Quando o Amor Sorrir de Novo

Quando o Amor Sorrir de Novo

O Silêncio que Fica

📖 Capítulo 1

Giulia Santoro

A casa estava silenciosa. Não aquele silêncio tranquilo das tardes de domingo, mas o tipo de silêncio que pesa, que aperta o peito, que faz os móveis parecerem estranhos. Giulia caminhava descalça pelo chão frio da sala, segurando uma xícara de café que já estava quase fria. Olhava ao redor e tudo parecia tão cheio… e ao mesmo tempo tão vazio.

As fotos na parede contavam histórias felizes. Casamento. Viagens. Formatura dos filhos. Aniversários. Ao centro, a imagem que doía mais: ela e Daniel, seu esposo, em uma praia qualquer do litoral baiano, sorrindo com os cabelos bagunçados pelo vento. Era como se outra mulher estivesse naquela foto. Uma mulher que não existia mais.

Fazia dois anos que Daniel partira. Dois anos desde que ela segurou sua mão pela última vez. Dois anos desde que tentou desesperadamente salvá-lo, com os olhos embaçados pelas lágrimas e as mãos trêmulas de medo. Era médica. Sabia o que fazer. Mas nada funcionou.

Nada.

Nem o conhecimento. Nem a experiência. Nem o amor.

Ela era médica. Quantas vidas havia salvo em sua carreira? Quantas vezes correu contra o tempo para manter um coração batendo? E mesmo assim... falhou com ele.

Essa culpa a corroía por dentro, silenciosa e cruel.

A profissão que antes era sua missão, tornou-se sua prisão. Não conseguia mais entrar num consultório, muito menos num hospital. As paredes brancas lhe davam náuseas. O cheiro do álcool, os sons dos monitores, tudo a fazia reviver aquela noite. E aos poucos, ela foi se desligando de tudo. Dos pacientes. Dos colegas. Da vida.

Os filhos, já crescidos, entenderam a dor da mãe como puderam. A apoiaram no começo, mas depois… a rotina falou mais alto. Tinham suas famílias, seus empregos, suas responsabilidades. E Giulia se fechou. Tornou-se uma sombra dentro da própria casa.

Ela tentou se agarrar ao que restava. Jardinagem. Leitura. Aulas de italiano, por capricho, por curiosidade, talvez por saudade das histórias que a avó contava quando era criança — de uma vila no interior da Toscana onde tudo parecia mais simples. Mais leve.

Mas nem isso preenchia.

Naquela manhã, enquanto o sol começava a desenhar linhas douradas nas cortinas, Giulia se olhou no espelho da sala. O rosto estava mais fino, os cabelos grisalhos agora assumidos com dignidade, e os olhos… os olhos estavam tristes.
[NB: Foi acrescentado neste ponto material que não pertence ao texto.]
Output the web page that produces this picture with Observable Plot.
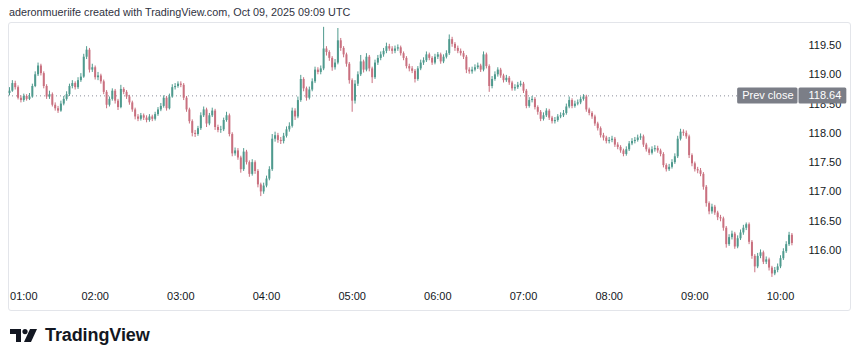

Profundamente tristes.

E foi nesse instante que ela entendeu: ela não estava vivendo. Estava apenas existindo.

Voltou até a mesa, pegou um caderno antigo de capa vermelha e abriu numa folha em branco. Escreveu com calma, letra por letra, como se fosse um desabafo:

> “Não posso mais continuar me escondendo da vida.
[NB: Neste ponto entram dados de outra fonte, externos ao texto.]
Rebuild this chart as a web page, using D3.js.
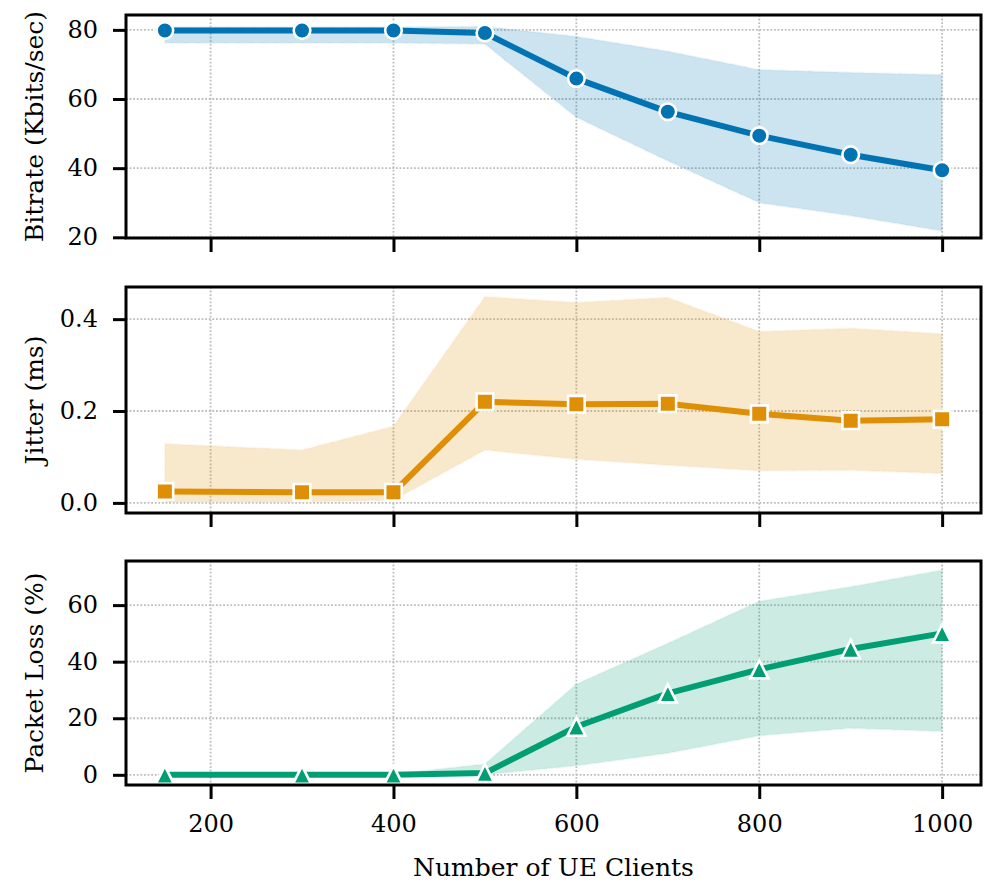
<!DOCTYPE html>
<html>
<head>
<meta charset="utf-8">
<script src="https://cdn.jsdelivr.net/npm/d3@7"></script>
<style>
  body { margin: 0; background: #fff; }
  text { font-family: "DejaVu Serif", serif; fill: #000; }
</style>
</head>
<body>
<svg></svg>
<script>
let width = 997, height = 896;

// Data
const clients = [150, 300, 400, 500, 600, 700, 800, 900, 1000];
const xTicks = [200, 400, 600, 800, 1000];

const bitrateMean = [79.8, 79.8, 79.8, 79.1, 65.9, 56.3, 49.4, 43.9, 39.4];
const bitrateLow  = [76.2, 76.2, 76.2, 75.9, 54.7, 42.1, 30.0, 26.2, 21.8];
const bitrateHigh = [80.8, 80.8, 80.8, 81.0, 78.1, 73.8, 68.5, 67.7, 67.0];
const bitrateTicks = [20, 40, 60, 80];

const jitterMean = [0.025, 0.023, 0.023, 0.220, 0.215, 0.216, 0.194, 0.179, 0.182];
const jitterLow  = [0.002, 0.002, 0.006, 0.115, 0.095, 0.082, 0.070, 0.071, 0.064];
const jitterHigh = [0.129, 0.115, 0.167, 0.449, 0.436, 0.447, 0.373, 0.380, 0.368];
const jitterTicks = [0.0, 0.2, 0.4];

const lossMean = [0, 0, 0, 0.6, 17.0, 28.8, 37.3, 44.5, 50.0];
const lossLow  = [0, 0, 0, 0, 3.2, 7.6, 13.8, 16.5, 15.3];
const lossHigh = [0.3, 0.3, 0.3, 3.8, 32.1, 46.5, 61.4, 66.5, 72.4];
const lossTicks = [0, 20, 40, 60];

let svg = d3.select("svg")
    .attr("width", width)
    .attr("height", height);

svg.append("rect").attr("width", width).attr("height", height).attr("fill", "#fff");

let x = d3.scaleLinear()
    .domain([107.5, 1042.5])
    .range([126, 981]);

// one entry per subplot
let panels = [
    { mean: bitrateMean, low: bitrateLow, high: bitrateHigh, ticks: bitrateTicks,
      domain: [19.8, 84.3], top: 15, bottom: 238, color: "#0173b2", marker: "circle",
      label: "Bitrate (Kbits/sec)", fmt: d3.format("d") },
    { mean: jitterMean, low: jitterLow, high: jitterHigh, ticks: jitterTicks,
      domain: [-0.022, 0.470], top: 287, bottom: 513, color: "#de8f05", marker: "square",
      label: "Jitter (ms)", fmt: d3.format(".1f") },
    { mean: lossMean, low: lossLow, high: lossHigh, ticks: lossTicks,
      domain: [-3.6, 75.6], top: 561, bottom: 785, color: "#029e73", marker: "triangle",
      label: "Packet Loss (%)", fmt: d3.format("d") }
];

panels.forEach((p, i) => {
    let y = d3.scaleLinear().domain(p.domain).range([p.bottom, p.top]);
    let g = svg.append("g");
    let rows = clients.map((c, j) => ({ x: c, m: p.mean[j], lo: p.low[j], hi: p.high[j] }));

    // grid
    g.append("g").selectAll("line")
        .data(xTicks)
        .enter().append("line")
        .attr("x1", d => x(d)).attr("x2", d => x(d))
        .attr("y1", p.top).attr("y2", p.bottom)
        .attr("stroke", "#bdbdbd").attr("stroke-width", 1.8)
        .attr("stroke-dasharray", "1.8,1.8");
    g.append("g").selectAll("line")
        .data(p.ticks)
        .enter().append("line")
        .attr("x1", 126).attr("x2", 981)
        .attr("y1", d => y(d)).attr("y2", d => y(d))
        .attr("stroke", "#bdbdbd").attr("stroke-width", 1.8)
        .attr("stroke-dasharray", "1.8,1.8");

    // error band
    let area = d3.area().x(d => x(d.x)).y0(d => y(d.lo)).y1(d => y(d.hi));
    g.append("path")
        .datum(rows)
        .attr("d", area)
        .attr("fill", p.color)
        .attr("fill-opacity", 0.2)
        .attr("stroke", p.color)
        .attr("stroke-opacity", 0.06)
        .attr("stroke-width", 2);
    g.append("path")
        .datum(rows)
        .attr("d", area)
        .attr("fill", "none")
        .attr("stroke", "#fff")
        .attr("stroke-opacity", 0.45)
        .attr("stroke-width", 0.8)
        .attr("stroke-dasharray", "10,3");

    // mean line
    let line = d3.line().x(d => x(d.x)).y(d => y(d.m));
    g.append("path")
        .datum(rows)
        .attr("d", line)
        .attr("fill", "none")
        .attr("stroke", p.color)
        .attr("stroke-width", 6)
        .attr("stroke-linejoin", "round");

    // markers
    let marks = g.append("g").selectAll("path")
        .data(rows)
        .enter().append("path")
        .attr("transform", d => "translate(" + x(d.x) + "," + y(d.m) + ")")
        .attr("fill", p.color)
        .attr("stroke", "#fff")
        .attr("stroke-width", 2.6);
    if (p.marker == "circle") marks.attr("d", d3.symbol(d3.symbolCircle, Math.PI * 8.3 * 8.3));
    else if (p.marker == "square") marks.attr("d", "M-8.3,-8.3H8.3V8.3H-8.3Z");
    else marks.attr("d", "M0,-9L-9,9L9,9Z");

    // axes
    let yAxis = g.append("g")
        .attr("transform", "translate(126,0)")
        .call(d3.axisLeft(y).tickValues(p.ticks).tickFormat(p.fmt).tickSize(13).tickPadding(15));
    let xAxis = g.append("g")
        .attr("transform", "translate(0," + p.bottom + ")")
        .call(d3.axisBottom(x).tickValues(xTicks).tickSize(14).tickPadding(16)
            .tickFormat(i == 2 ? d3.format("d") : ""));
    [yAxis, xAxis].forEach(a => {
        a.select(".domain").remove();
        a.selectAll(".tick line").attr("stroke", "#000").attr("stroke-width", 3);
        a.selectAll(".tick text").attr("font-size", 24).attr("font-family", "DejaVu Serif");
    });

    // frame
    g.append("rect")
        .attr("x", 126).attr("y", p.top)
        .attr("width", 981 - 126).attr("height", p.bottom - p.top)
        .attr("fill", "none").attr("stroke", "#000").attr("stroke-width", 3);

    // y label
    g.append("text")
        .attr("transform", "translate(43," + (p.top + p.bottom) / 2 + ") rotate(-90)")
        .attr("text-anchor", "middle")
        .attr("font-size", 25)
        .text(p.label);
});

svg.append("text")
    .attr("x", 553.5)
    .attr("y", 876)
    .attr("text-anchor", "middle")
    .attr("font-size", 25)
    .text("Number of UE Clients");
</script>
</body>
</html>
Talvez em outro lugar eu reencontre a mim mesma.

Não sei o que vou buscar. Só sei que preciso ir.

Por mim. Por ele.

Pela Giulia que ainda existe em algum lugar.”

Fechou o caderno com cuidado. Pela primeira vez em muito tempo, sentiu um fio de coragem pulsando no peito.

No dia anterior, havia passado horas olhando voos para a Itália. Mais especificamente, para Florença. Uma cidade que ela conhecia apenas por fotos, filmes, histórias. Próxima dali, havia uma vila chamada Monteverdi — era onde sua avó nascera. Pequena, charmosa, escondida entre colinas e vinhedos. E, de alguma forma, era pra lá que seu coração a chamava.

Não contou a ninguém ainda. Não estava pronta para ouvir julgamentos ou conselhos. Aquilo era dela. Um sopro de liberdade entre os escombros da dor.

O telefone tocou. Ela ignorou. Era assim agora. Falava pouco. Saía pouco. Mas hoje… hoje algo parecia diferente.

Levantou-se, foi até o armário, pegou uma mala média. Começou a dobrar algumas roupas. Pegou um cachecol que Daniel tinha lhe dado num aniversário qualquer e o colocou no fundo da mala, como quem leva um pedaço de alguém.

Ela não sabia quanto tempo ficaria fora. Talvez um mês. Talvez um ano. Talvez… para sempre. Não fazia planos. Só precisava sair. Respirar. Sobreviver.

Enquanto a mala se enchia devagar, a xícara de café ficou ali, esquecida, sobre a mesa. E o silêncio da casa, pela primeira vez, parecia estar prestes a ser quebrado.